**INFORMATION SHOWN**:
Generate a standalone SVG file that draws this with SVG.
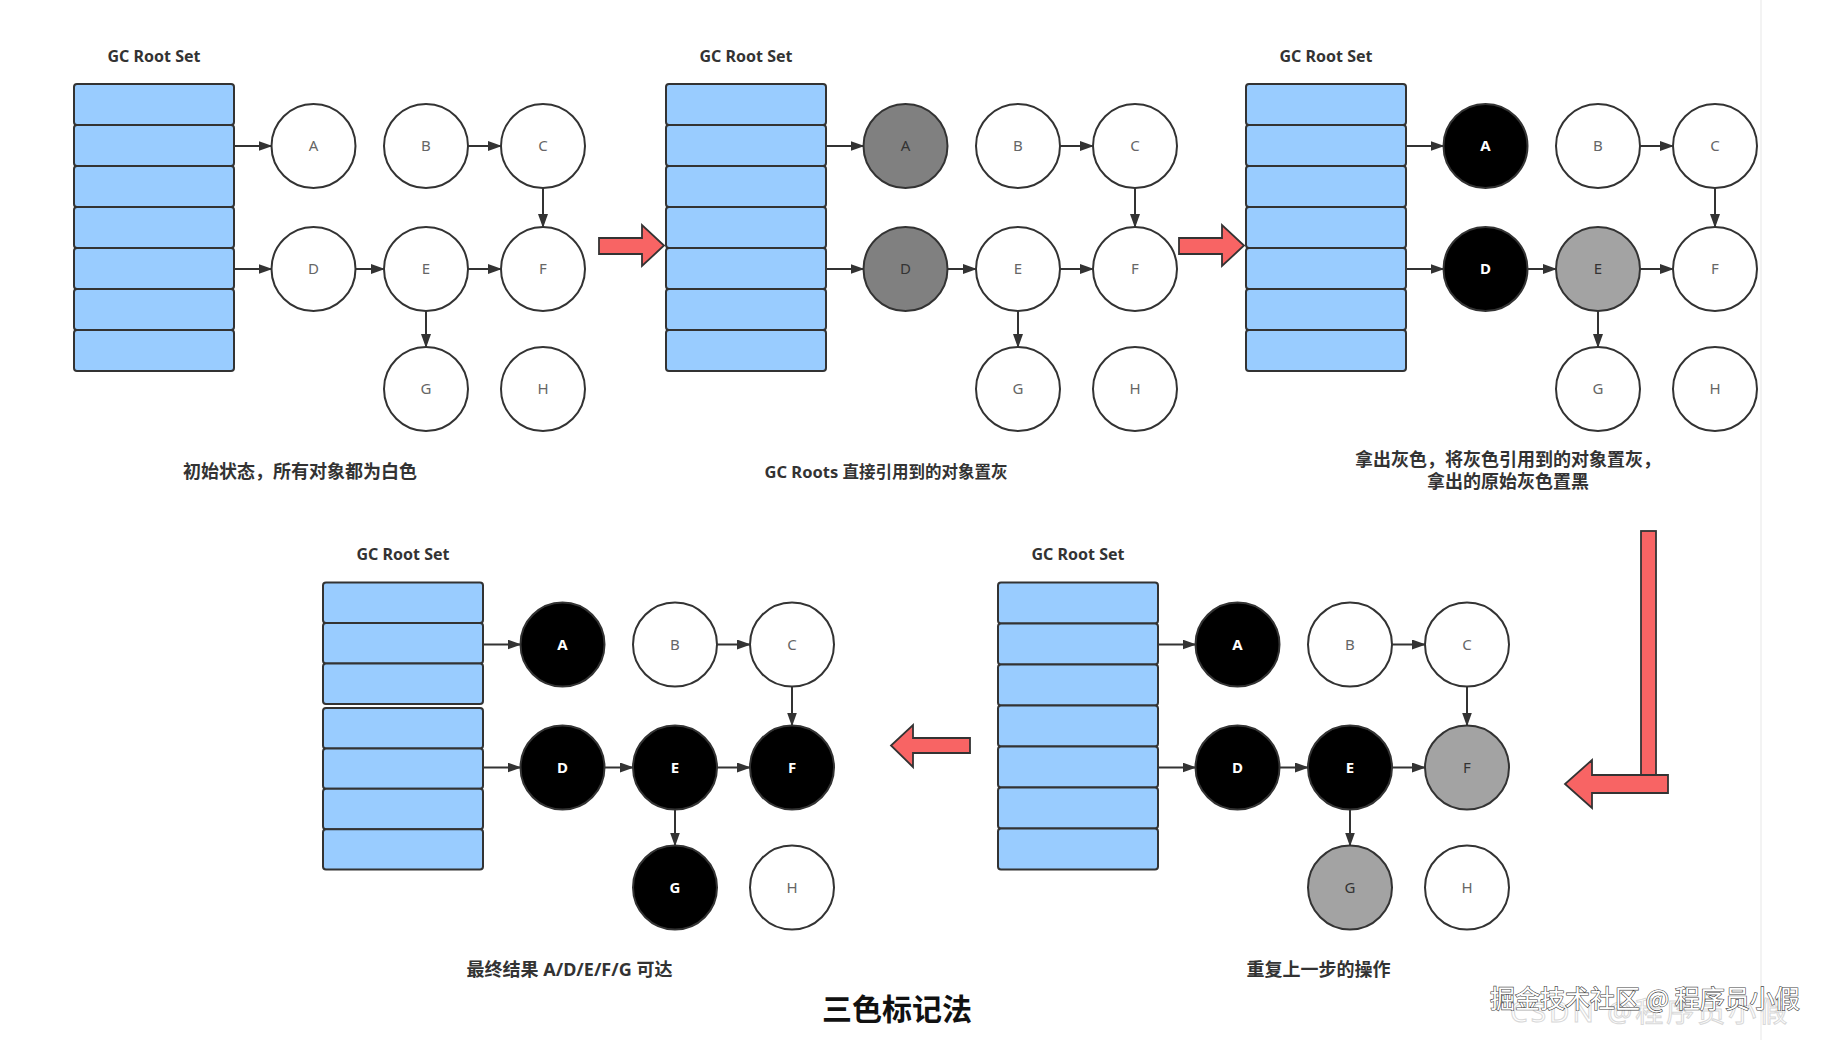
--
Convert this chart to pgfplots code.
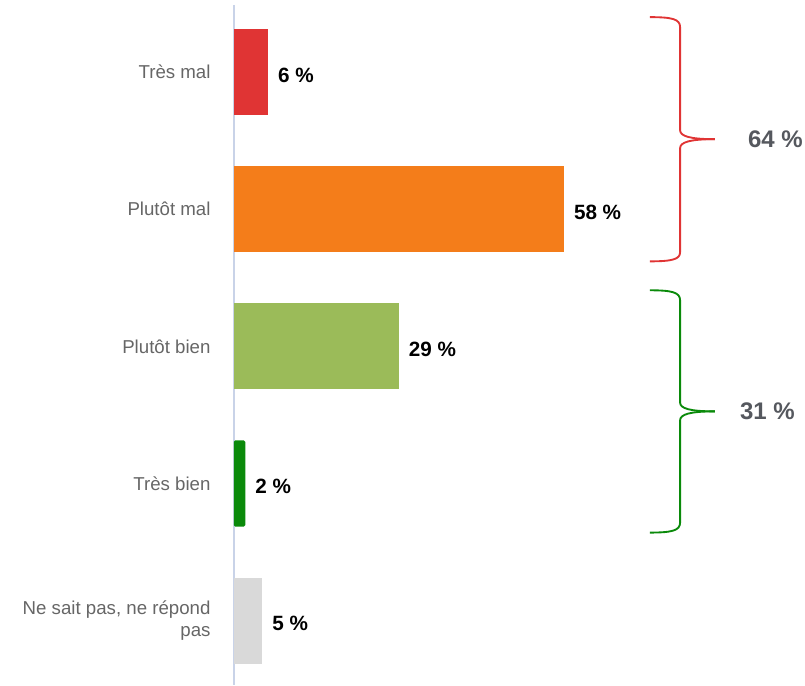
==
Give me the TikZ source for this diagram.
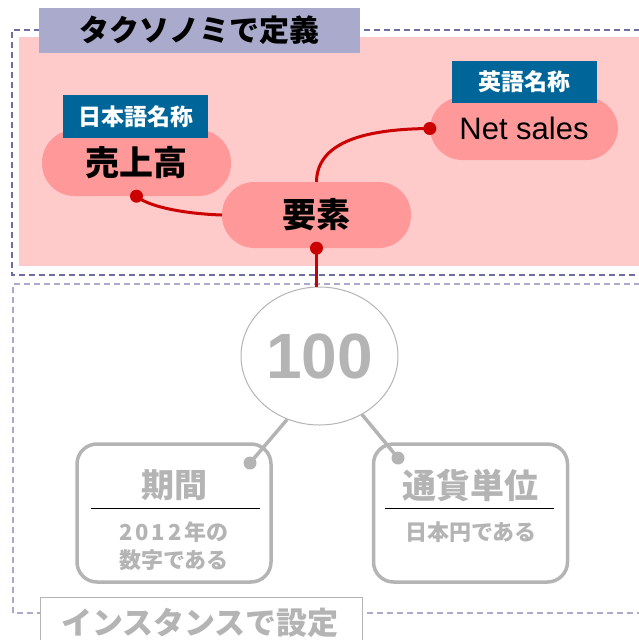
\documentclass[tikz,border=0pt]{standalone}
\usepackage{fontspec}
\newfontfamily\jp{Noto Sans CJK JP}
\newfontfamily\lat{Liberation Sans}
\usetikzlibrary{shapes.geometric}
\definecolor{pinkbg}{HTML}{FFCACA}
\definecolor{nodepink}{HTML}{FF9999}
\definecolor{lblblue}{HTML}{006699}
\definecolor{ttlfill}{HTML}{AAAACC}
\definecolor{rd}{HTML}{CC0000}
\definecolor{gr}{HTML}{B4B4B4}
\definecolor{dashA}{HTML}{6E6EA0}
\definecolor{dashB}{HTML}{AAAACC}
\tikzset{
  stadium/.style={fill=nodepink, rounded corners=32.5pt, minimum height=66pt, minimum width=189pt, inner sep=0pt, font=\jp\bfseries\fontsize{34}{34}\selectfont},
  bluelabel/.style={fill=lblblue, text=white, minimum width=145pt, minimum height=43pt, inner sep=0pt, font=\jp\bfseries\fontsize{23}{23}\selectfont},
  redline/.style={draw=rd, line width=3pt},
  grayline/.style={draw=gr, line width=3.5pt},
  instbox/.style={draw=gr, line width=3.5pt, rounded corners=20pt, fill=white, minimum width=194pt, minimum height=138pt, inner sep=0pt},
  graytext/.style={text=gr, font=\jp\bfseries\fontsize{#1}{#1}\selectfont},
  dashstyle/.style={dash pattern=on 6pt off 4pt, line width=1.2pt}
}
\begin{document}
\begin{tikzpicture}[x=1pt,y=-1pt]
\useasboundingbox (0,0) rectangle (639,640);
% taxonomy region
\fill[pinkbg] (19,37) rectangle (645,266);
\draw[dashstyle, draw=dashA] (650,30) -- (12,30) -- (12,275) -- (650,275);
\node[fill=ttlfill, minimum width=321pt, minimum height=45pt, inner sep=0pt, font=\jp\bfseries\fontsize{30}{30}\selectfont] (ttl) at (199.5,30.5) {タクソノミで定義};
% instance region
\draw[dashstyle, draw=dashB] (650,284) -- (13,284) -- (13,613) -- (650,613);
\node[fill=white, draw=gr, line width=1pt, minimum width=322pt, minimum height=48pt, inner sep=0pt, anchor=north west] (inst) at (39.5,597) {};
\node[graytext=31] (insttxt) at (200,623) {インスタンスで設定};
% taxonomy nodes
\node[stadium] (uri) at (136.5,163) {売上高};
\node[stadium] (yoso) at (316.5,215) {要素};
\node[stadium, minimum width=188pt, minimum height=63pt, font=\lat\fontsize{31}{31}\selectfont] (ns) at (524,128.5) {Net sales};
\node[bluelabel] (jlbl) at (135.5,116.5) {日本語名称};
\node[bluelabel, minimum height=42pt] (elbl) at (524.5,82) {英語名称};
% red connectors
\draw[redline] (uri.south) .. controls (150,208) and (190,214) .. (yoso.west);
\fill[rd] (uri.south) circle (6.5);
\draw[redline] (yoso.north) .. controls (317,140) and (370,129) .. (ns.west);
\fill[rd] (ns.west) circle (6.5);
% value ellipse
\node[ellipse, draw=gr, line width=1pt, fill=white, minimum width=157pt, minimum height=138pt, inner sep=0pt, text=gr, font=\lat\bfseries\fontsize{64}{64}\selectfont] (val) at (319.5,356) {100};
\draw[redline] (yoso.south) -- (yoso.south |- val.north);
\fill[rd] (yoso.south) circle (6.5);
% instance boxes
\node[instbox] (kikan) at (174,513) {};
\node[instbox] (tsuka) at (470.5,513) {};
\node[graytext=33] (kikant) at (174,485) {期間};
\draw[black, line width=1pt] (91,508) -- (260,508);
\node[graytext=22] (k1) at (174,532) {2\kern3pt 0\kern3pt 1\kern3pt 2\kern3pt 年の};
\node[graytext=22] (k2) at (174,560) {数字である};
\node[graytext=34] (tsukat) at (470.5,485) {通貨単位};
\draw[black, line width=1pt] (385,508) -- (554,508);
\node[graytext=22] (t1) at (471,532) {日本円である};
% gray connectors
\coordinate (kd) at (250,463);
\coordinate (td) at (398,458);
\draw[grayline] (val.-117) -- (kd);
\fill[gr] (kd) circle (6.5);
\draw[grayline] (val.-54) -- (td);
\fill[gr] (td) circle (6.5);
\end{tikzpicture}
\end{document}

**THE REQUEST**:
What is the number of lines above that hold the string "this"? Answer with that number alone.

**EXERCISE RESPONSE**:
3